DIRECTIONS —
Reproduce the full listing below unchanged, apart from the pictures.
☆ ☆ ☆ ☆ ☆ ☆ ☆
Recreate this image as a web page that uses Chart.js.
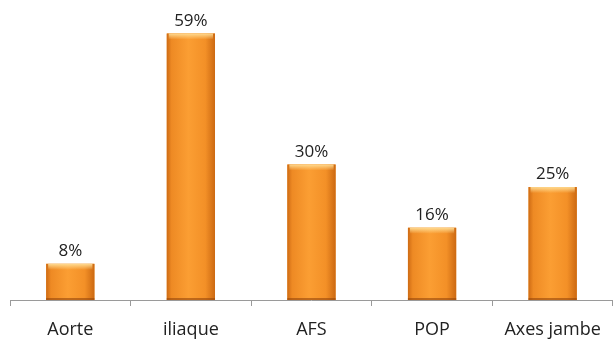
<!DOCTYPE html>
<html>
<head>
<meta charset="utf-8">
<script src="https://cdn.jsdelivr.net/npm/chart.js@4"></script>
<style>
  html, body { margin: 0; padding: 0; background: #ffffff; }
  #wrap { width: 614px; height: 343px; }
</style>
</head>
<body>
<div id="wrap"><canvas id="chart"></canvas></div>
<script>
// Données
const categories = ['Aorte', 'iliaque', 'AFS', 'POP', 'Axes jambe'];
const percents = [8, 59, 30, 16, 25];

// Ombrage orange de chaque barre (bords sombres, centre clair, reflet en haut)
const barShading = {
    id: 'barShading',
    afterDatasetsDraw(chart) {
        const ctx = chart.ctx;
        ctx.save();
        chart.getDatasetMeta(0).data.forEach(function(bar) {
            const p = bar.getProps(['x', 'y', 'base', 'width'], true);
            const x0 = p.x - p.width / 2;
            const x1 = p.x + p.width / 2;
            const g = ctx.createLinearGradient(x0, 0, x1, 0);
            g.addColorStop(0, '#CE6B14');
            g.addColorStop(0.1, '#EE8A24');
            g.addColorStop(0.45, '#FB9E33');
            g.addColorStop(0.8, '#F39027');
            g.addColorStop(1, '#CC6912');
            ctx.fillStyle = g;
            ctx.fillRect(x0, p.y, p.width, p.base - p.y);

            const h = ctx.createLinearGradient(0, p.y, 0, p.y + 6);
            h.addColorStop(0, 'rgba(255,222,150,0.95)');
            h.addColorStop(1, 'rgba(255,222,150,0)');
            ctx.fillStyle = h;
            ctx.fillRect(x0 + 2, p.y, p.width - 4, 6);

            // bord inférieur plus sombre
            ctx.fillStyle = 'rgba(150,70,10,0.6)';
            ctx.fillRect(x0, p.base - 2, p.width, 2);
        });
        ctx.restore();
    }
};

// Étiquettes de pourcentage au-dessus des barres
const valueLabels = {
    id: 'valueLabels',
    afterDatasetsDraw(chart) {
        const ctx = chart.ctx;
        const meta = chart.getDatasetMeta(0);
        ctx.save();
        ctx.fillStyle = '#222222';
        ctx.font = '17px "Open Sans", sans-serif';
        ctx.textAlign = 'center';
        ctx.textBaseline = 'alphabetic';
        meta.data.forEach(function(bar, i) {
            ctx.fillText(percents[i] + '%', bar.x, bar.y - 8);
        });
        ctx.restore();
    }
};

const config = {
    type: 'bar',
    data: {
        labels: categories,
        datasets: [{
            data: percents,
            backgroundColor: '#F39226',
            borderWidth: 0,
            barPercentage: 0.8,
            categoryPercentage: 0.5
        }]
    },
    options: {
        responsive: true,
        maintainAspectRatio: false,
        animation: false,
        layout: { padding: { left: 10, right: 1, top: 29, bottom: 0 } },
        plugins: {
            legend: { display: false },
            tooltip: { enabled: false }
        },
        scales: {
            x: {
                afterFit: function(scale) { scale.height = 43; },
                grid: {
                    offset: true,
                    drawOnChartArea: false,
                    drawTicks: true,
                    tickLength: 6,
                    color: '#9a9a9a'
                },
                border: { color: '#9a9a9a', width: 1 },
                ticks: {
                    color: '#222222',
                    font: { family: '"Open Sans", sans-serif', size: 18 },
                    padding: 13,
                    maxRotation: 0
                }
            },
            y: {
                display: false,
                min: 0,
                max: 60
            }
        }
    },
    plugins: [barShading, valueLabels]
};

new Chart(document.getElementById('chart'), config);
</script>
</body>
</html>
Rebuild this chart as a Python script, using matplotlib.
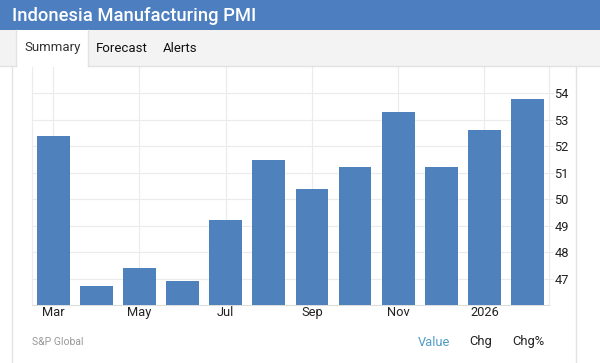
import matplotlib
matplotlib.use("Agg")
import matplotlib.pyplot as plt
from matplotlib.patches import Rectangle
from matplotlib.lines import Line2D

W, H = 600, 363

months = ["Mar", "Apr", "May", "Jun", "Jul", "Aug", "Sep", "Oct", "Nov", "Dec", "Jan", "Feb"]
pmi = [52.4, 46.7, 47.4, 46.9, 49.2, 51.5, 50.4, 51.2, 53.3, 51.2, 52.6, 53.8]
tick_idx = [0, 2, 4, 6, 8, 10]
tick_labels = ["Mar", "May", "Jul", "Sep", "Nov", "2026"]
y_ticks = [47, 48, 49, 50, 51, 52, 53, 54]

BAR = "#4f81bd"
GRID = "#ebebeb"
BORDER = "#e2e2e2"

plt.rcParams["font.family"] = ["Roboto", "DejaVu Sans"]


def fx(px):
    return px / W


def fy(py):
    return 1 - py / H


def rect(fig, x0, y0, x1, y1, color, z=0):
    fig.add_artist(Rectangle((fx(x0), fy(y1)), fx(x1 - x0), (y1 - y0) / H,
                             transform=fig.transFigure, facecolor=color,
                             edgecolor="none", zorder=z))


def line(fig, xs, ys, color=BORDER, lw=1.0, z=1):
    fig.add_artist(Line2D([fx(x) for x in xs], [fy(y) for y in ys],
                          transform=fig.transFigure, color=color, lw=lw, zorder=z))


fig = plt.figure(figsize=(6, 3.63), dpi=100)
fig.patch.set_facecolor("white")

# header + tabs
rect(fig, 0, 0, W, 30, "#4d7fc0")
fig.text(fx(12), fy(16), "Indonesia Manufacturing PMI", color="white",
         fontsize=13.2, fontweight="medium", va="center", ha="left")
rect(fig, 0, 30, W, 66, "#f3f3f3")
rect(fig, 16, 30, 88, 67, "white", z=1)
line(fig, [0, 16], [66, 66])
line(fig, [88, W], [66, 66])
line(fig, [16, 16], [30, 66])
line(fig, [88, 88], [30, 66])
fig.text(fx(24), fy(48), "Summary", fontsize=9.5, color="#333333", va="center")
fig.text(fx(96), fy(48), "Forecast", fontsize=9.5, color="#111111", va="center")
fig.text(fx(163), fy(48), "Alerts", fontsize=9.5, color="#111111", va="center")

# card borders
line(fig, [12, 12], [67, H])
line(fig, [576, 576], [67, H])

ax = fig.add_axes([fx(31.7), fy(305), fx(549 - 31.7), (305 - 67) / H])
x = list(range(len(months)))
ax.bar(x, [v - 46 for v in pmi], bottom=46, width=0.76, color=BAR, zorder=3)
ax.set_xlim(-0.5, 11.5)
ax.set_ylim(46, 55)

ax.set_xticks(tick_idx)
ax.set_xticklabels(tick_labels, fontsize=9.3, color="#222222")
ax.tick_params(axis="x", length=0, pad=1)
ax.yaxis.tick_right()
ax.set_yticks(y_ticks)
ax.set_yticklabels([str(t) for t in y_ticks], fontsize=9.3, color="#222222")
ax.tick_params(axis="y", length=3, color=GRID, pad=1)

ax.grid(True, color=GRID, lw=0.8, zorder=0)
ax.set_axisbelow(True)
ax.spines["top"].set_visible(False)
ax.spines["left"].set_color(GRID)
ax.spines["right"].set_color(GRID)
ax.spines["bottom"].set_color("#dddddd")

# footer
fig.text(fx(32), fy(342), "S&P Global", fontsize=7.5, color="#999999", va="center")
fig.text(fx(418), fy(342), "Value", fontsize=9.3, color="#4f9cc4", va="center")
fig.text(fx(469), fy(342), "Chg", fontsize=9.3, color="#222222", va="center")
fig.text(fx(512), fy(342), "Chg%", fontsize=9.3, color="#222222", va="center")

fig.savefig("out.png", dpi=100)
☆ ☆ ☆ ☆ ☆ ☆ ☆
COMPLETE RESPONSE —
Recreate this image as a web page that uses Chart.js.
<!DOCTYPE html>
<html>
<head>
<meta charset="utf-8">
<script src="https://cdn.jsdelivr.net/npm/chart.js@4"></script>
<style>
  html, body { margin: 0; padding: 0; background: #ffffff; }
  #wrap { width: 614px; height: 343px; }
</style>
</head>
<body>
<div id="wrap"><canvas id="chart"></canvas></div>
<script>
// Données
const categories = ['Aorte', 'iliaque', 'AFS', 'POP', 'Axes jambe'];
const percents = [8, 59, 30, 16, 25];

// Ombrage orange de chaque barre (bords sombres, centre clair, reflet en haut)
const barShading = {
    id: 'barShading',
    afterDatasetsDraw(chart) {
        const ctx = chart.ctx;
        ctx.save();
        chart.getDatasetMeta(0).data.forEach(function(bar) {
            const p = bar.getProps(['x', 'y', 'base', 'width'], true);
            const x0 = p.x - p.width / 2;
            const x1 = p.x + p.width / 2;
            const g = ctx.createLinearGradient(x0, 0, x1, 0);
            g.addColorStop(0, '#CE6B14');
            g.addColorStop(0.1, '#EE8A24');
            g.addColorStop(0.45, '#FB9E33');
            g.addColorStop(0.8, '#F39027');
            g.addColorStop(1, '#CC6912');
            ctx.fillStyle = g;
            ctx.fillRect(x0, p.y, p.width, p.base - p.y);

            const h = ctx.createLinearGradient(0, p.y, 0, p.y + 6);
            h.addColorStop(0, 'rgba(255,222,150,0.95)');
            h.addColorStop(1, 'rgba(255,222,150,0)');
            ctx.fillStyle = h;
            ctx.fillRect(x0 + 2, p.y, p.width - 4, 6);

            // bord inférieur plus sombre
            ctx.fillStyle = 'rgba(150,70,10,0.6)';
            ctx.fillRect(x0, p.base - 2, p.width, 2);
        });
        ctx.restore();
    }
};

// Étiquettes de pourcentage au-dessus des barres
const valueLabels = {
    id: 'valueLabels',
    afterDatasetsDraw(chart) {
        const ctx = chart.ctx;
        const meta = chart.getDatasetMeta(0);
        ctx.save();
        ctx.fillStyle = '#222222';
        ctx.font = '17px "Open Sans", sans-serif';
        ctx.textAlign = 'center';
        ctx.textBaseline = 'alphabetic';
        meta.data.forEach(function(bar, i) {
            ctx.fillText(percents[i] + '%', bar.x, bar.y - 8);
        });
        ctx.restore();
    }
};

const config = {
    type: 'bar',
    data: {
        labels: categories,
        datasets: [{
            data: percents,
            backgroundColor: '#F39226',
            borderWidth: 0,
            barPercentage: 0.8,
            categoryPercentage: 0.5
        }]
    },
    options: {
        responsive: true,
        maintainAspectRatio: false,
        animation: false,
        layout: { padding: { left: 10, right: 1, top: 29, bottom: 0 } },
        plugins: {
            legend: { display: false },
            tooltip: { enabled: false }
        },
        scales: {
            x: {
                afterFit: function(scale) { scale.height = 43; },
                grid: {
                    offset: true,
                    drawOnChartArea: false,
                    drawTicks: true,
                    tickLength: 6,
                    color: '#9a9a9a'
                },
                border: { color: '#9a9a9a', width: 1 },
                ticks: {
                    color: '#222222',
                    font: { family: '"Open Sans", sans-serif', size: 18 },
                    padding: 13,
                    maxRotation: 0
                }
            },
            y: {
                display: false,
                min: 0,
                max: 60
            }
        }
    },
    plugins: [barShading, valueLabels]
};

new Chart(document.getElementById('chart'), config);
</script>
</body>
</html>
Rebuild this chart as a Python script, using matplotlib.
import matplotlib
matplotlib.use("Agg")
import matplotlib.pyplot as plt
from matplotlib.patches import Rectangle
from matplotlib.lines import Line2D

W, H = 600, 363

months = ["Mar", "Apr", "May", "Jun", "Jul", "Aug", "Sep", "Oct", "Nov", "Dec", "Jan", "Feb"]
pmi = [52.4, 46.7, 47.4, 46.9, 49.2, 51.5, 50.4, 51.2, 53.3, 51.2, 52.6, 53.8]
tick_idx = [0, 2, 4, 6, 8, 10]
tick_labels = ["Mar", "May", "Jul", "Sep", "Nov", "2026"]
y_ticks = [47, 48, 49, 50, 51, 52, 53, 54]

BAR = "#4f81bd"
GRID = "#ebebeb"
BORDER = "#e2e2e2"

plt.rcParams["font.family"] = ["Roboto", "DejaVu Sans"]


def fx(px):
    return px / W


def fy(py):
    return 1 - py / H


def rect(fig, x0, y0, x1, y1, color, z=0):
    fig.add_artist(Rectangle((fx(x0), fy(y1)), fx(x1 - x0), (y1 - y0) / H,
                             transform=fig.transFigure, facecolor=color,
                             edgecolor="none", zorder=z))


def line(fig, xs, ys, color=BORDER, lw=1.0, z=1):
    fig.add_artist(Line2D([fx(x) for x in xs], [fy(y) for y in ys],
                          transform=fig.transFigure, color=color, lw=lw, zorder=z))


fig = plt.figure(figsize=(6, 3.63), dpi=100)
fig.patch.set_facecolor("white")

# header + tabs
rect(fig, 0, 0, W, 30, "#4d7fc0")
fig.text(fx(12), fy(16), "Indonesia Manufacturing PMI", color="white",
         fontsize=13.2, fontweight="medium", va="center", ha="left")
rect(fig, 0, 30, W, 66, "#f3f3f3")
rect(fig, 16, 30, 88, 67, "white", z=1)
line(fig, [0, 16], [66, 66])
line(fig, [88, W], [66, 66])
line(fig, [16, 16], [30, 66])
line(fig, [88, 88], [30, 66])
fig.text(fx(24), fy(48), "Summary", fontsize=9.5, color="#333333", va="center")
fig.text(fx(96), fy(48), "Forecast", fontsize=9.5, color="#111111", va="center")
fig.text(fx(163), fy(48), "Alerts", fontsize=9.5, color="#111111", va="center")

# card borders
line(fig, [12, 12], [67, H])
line(fig, [576, 576], [67, H])

ax = fig.add_axes([fx(31.7), fy(305), fx(549 - 31.7), (305 - 67) / H])
x = list(range(len(months)))
ax.bar(x, [v - 46 for v in pmi], bottom=46, width=0.76, color=BAR, zorder=3)
ax.set_xlim(-0.5, 11.5)
ax.set_ylim(46, 55)

ax.set_xticks(tick_idx)
ax.set_xticklabels(tick_labels, fontsize=9.3, color="#222222")
ax.tick_params(axis="x", length=0, pad=1)
ax.yaxis.tick_right()
ax.set_yticks(y_ticks)
ax.set_yticklabels([str(t) for t in y_ticks], fontsize=9.3, color="#222222")
ax.tick_params(axis="y", length=3, color=GRID, pad=1)

ax.grid(True, color=GRID, lw=0.8, zorder=0)
ax.set_axisbelow(True)
ax.spines["top"].set_visible(False)
ax.spines["left"].set_color(GRID)
ax.spines["right"].set_color(GRID)
ax.spines["bottom"].set_color("#dddddd")

# footer
fig.text(fx(32), fy(342), "S&P Global", fontsize=7.5, color="#999999", va="center")
fig.text(fx(418), fy(342), "Value", fontsize=9.3, color="#4f9cc4", va="center")
fig.text(fx(469), fy(342), "Chg", fontsize=9.3, color="#222222", va="center")
fig.text(fx(512), fy(342), "Chg%", fontsize=9.3, color="#222222", va="center")

fig.savefig("out.png", dpi=100)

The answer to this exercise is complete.